Secondly, political viability of high rents is an issue – but this points to another important context of Irish cost rental. This new tenure is explicitly called “affordable housing” – that’s even the name of the underlying legislation. Cost rents will be high thanks to high costs, and a big challenge will be for cost rental to be politically viable as “affordable housing” in this context. This seems particularly a problem in Dublin City at the moment, and will be an issue whenever St Michael’s in Inchicore ever gets built. Incidentally, I think this maybe goes against your previous piece in defence of cost rents – why would we expect anyone not to question high rents when literally everything about cost rental is under the slogan “affordable housing”?

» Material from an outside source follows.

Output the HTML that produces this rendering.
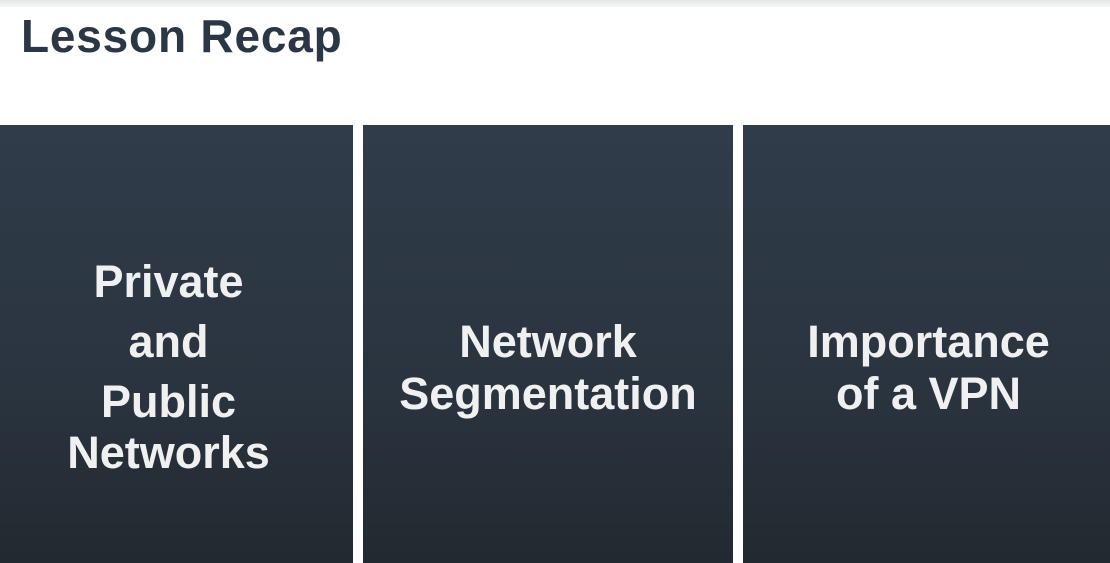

Ultimately, we do need to recognise the unique and unusual character of Irish cost rental. The most important difference between this new Irish tenure and its apparent counterparts in Austria or Denmark is one that ours is *explicitly not social housing*. While it may be superficially similar, ours plays a very different social and political role in the housing system, and I don’t think is really comparable. The bar on HAP recipients taking up tenancies is unusual and a reflection of this, but this is only part of how cost rental has been set up to be separate to traditional social housing. There’s obviously complex political reasons behind this – but if we recognise this we can see that the policy is not being implemented with the same goals as social housing here or elsewhere.